Seit ein paar Tagen tobt in Berlin mal wieder die Kopftuch-Debatte. Auslöser ist eine junge Muslima, die sich samt Kopftuch auf eine Stelle als Referendarin im Bezirksamt Neukölln beworben hatte. Das Bezirksamt Neukölln bat sich nach der Vorstellung Bedenkzeit aus, da das Land Berlin dem Neutralitätsgesetz verpflichtet ist. In der sehr strengen Auslegung der Berliner sind neben Lehrern auch z.B. Richterinnen und Polizistinnen verpflichtet, „weltanschauliche Neutralität“ zu wahren. Ausgenommen sind übrigens ausdrücklich Ausbildungssituationen.

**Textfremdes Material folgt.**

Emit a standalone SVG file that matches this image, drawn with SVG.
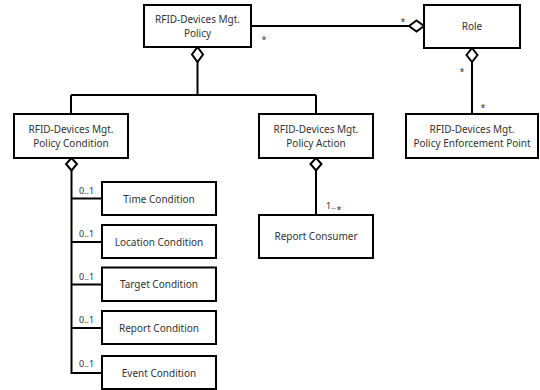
<svg xmlns="http://www.w3.org/2000/svg" width="540" height="390" viewBox="0 0 540 390">
<style>
.box{fill:#fff;stroke:#000;stroke-width:2}
.t{font-family:"Noto Sans","Liberation Sans",sans-serif;font-size:10px;fill:#333;text-anchor:middle}
.m{font-family:"Noto Sans","Liberation Sans",sans-serif;font-size:9px;fill:#333}
.ln{fill:none;stroke:#000;stroke-width:2}
.dia{fill:#fff;stroke:#000;stroke-width:2}
</style>
<rect width="540" height="390" fill="#fff"/>
<g id="connectors">
<path class="ln" d="M251 26H409"/>
<path class="dia" d="M409 26L416.5 20.5L424 26L416.5 31.5Z"/>
<path class="ln" d="M197.5 62V95M71 95H316M71 95V114M316 95V114"/>
<path class="dia" d="M197.5 47L203 54.5L197.5 62L192 54.5Z"/>
<path class="ln" d="M472 62V114"/>
<path class="dia" d="M472 48L477.5 55L472 62L466.5 55Z"/>
<path class="ln" d="M316 170V215"/>
<path class="dia" d="M316 158L321.5 164L316 170.5L310.5 164Z"/>
<path class="ln" d="M71.5 170V373H102M71.5 198.5H102M71.5 242H102M71.5 284.5H102M71.5 328H102"/>
<path class="dia" d="M71.5 158L77 164L71.5 170.5L66 164Z"/>
<text class="m" x="264" y="43" text-anchor="middle">*</text>
<text class="m" x="403" y="25" text-anchor="middle">*</text>
<text class="m" x="462" y="75" text-anchor="middle">*</text>
<text class="m" x="483" y="111" text-anchor="middle">*</text>
<text class="m" x="326" y="209" font-size="8">1..</text>
<text class="m" x="339" y="213" text-anchor="middle">*</text>
<text class="m" x="79" y="194">0..1</text>
<text class="m" x="79" y="237">0..1</text>
<text class="m" x="79" y="280">0..1</text>
<text class="m" x="79" y="323">0..1</text>
<text class="m" x="79" y="367">0..1</text>
</g>
<g id="policy"><rect class="box" x="144" y="5" width="107" height="42"/><text class="t" x="197.5" y="23">RFID-Devices Mgt.</text><text class="t" x="197.5" y="36.5">Policy</text></g>
<g id="role"><rect class="box" x="424" y="5" width="96" height="43"/><text class="t" x="472" y="30">Role</text></g>
<g id="condition"><rect class="box" x="14" y="114" width="114" height="44"/><text class="t" x="71" y="132.5">RFID-Devices Mgt.</text><text class="t" x="71" y="146.5">Policy Condition</text></g>
<g id="action"><rect class="box" x="259" y="114" width="114" height="44"/><text class="t" x="316" y="132.5">RFID-Devices Mgt.</text><text class="t" x="316" y="146.5">Policy Action</text></g>
<g id="pep"><rect class="box" x="406" y="114" width="132" height="44"/><text class="t" x="472" y="132.5">RFID-Devices  Mgt.</text><text class="t" x="472" y="146.5">Policy Enforcement Point</text></g>
<g id="consumer"><rect class="box" x="259" y="215" width="114" height="43"/><text class="t" x="316" y="240">Report Consumer</text></g>
<g id="time"><rect class="box" x="102" y="182" width="114" height="33"/><text class="t" x="159" y="202.5">Time Condition</text></g>
<g id="location"><rect class="box" x="102" y="225" width="114" height="33"/><text class="t" x="159" y="245.5">Location Condition</text></g>
<g id="target"><rect class="box" x="102" y="267.5" width="114" height="33.5"/><text class="t" x="159" y="288">Target Condition</text></g>
<g id="report"><rect class="box" x="102" y="311" width="114" height="33"/><text class="t" x="159" y="331.5">Report Condition</text></g>
<g id="event"><rect class="box" x="102" y="356" width="114" height="33"/><text class="t" x="159" y="376.5">Event Condition</text></g>
</svg>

Die Sache wurde publik, weil die junge Frau bloggt. Kurz darauf entschloss sich das Bezirksamt zuzusagen, da hatte die Juristin aber bereits einen anderen Job zugesagt. Was jetzt als noch empörender empfunden wird.
Das Hin und Her der gegenseitigen Beschuldigungen mal beiseite lassend: Was genau wollen wir eigentlich von unseren jungen muslimischen Frauen?
Sie sollen lernen, eine Ausbildung machen, womöglich studieren, ihr eigenes Geld verdienen und auf eigenen Füßen stehen. Sie sollen Teil der Gesellschaft sein, in die sie zumeist geboren wurden – in der sie aber zumindest aufgewachsen sind. So hätten wir es gerne.
Wollen wir sie dann wirklich von vornherein aus bestimmten Bereichen ausschließen? Sollen sie alle bei Aldi Regal einräumen? Oliven verkaufen? Oder mit 18 heiraten, weil sie ohnehin keine Aussicht auf eine berufliche Karriere haben? Wo bleibt der bürgerliche Emanzipationsgedanke?
Man muss Kopftücher nicht schön finden. Man kann vermuten, dass das Tragen derselben einem antiquierten Frauen- und Gesellschaftsbild entspringt. Man kann sich an sich empören, falls ein junges Mädchen gedrängt wird, Kopftuch zu tragen.
Doch solange eine Richterin mit Kopftuch sich ans Bürgerliche Gesetzbuch hält, solange ein Polizist mit Kippa unsere Rechtsordnung vertritt, solange eine Lehrerin im Habit anderen Anschauungen gegenüber Neutralität und Toleranz walten lässt – wen schert’s? Sie sind alle Teil unserer Gesellschaft, die wir zurecht als offen und pluralistisch empfinden.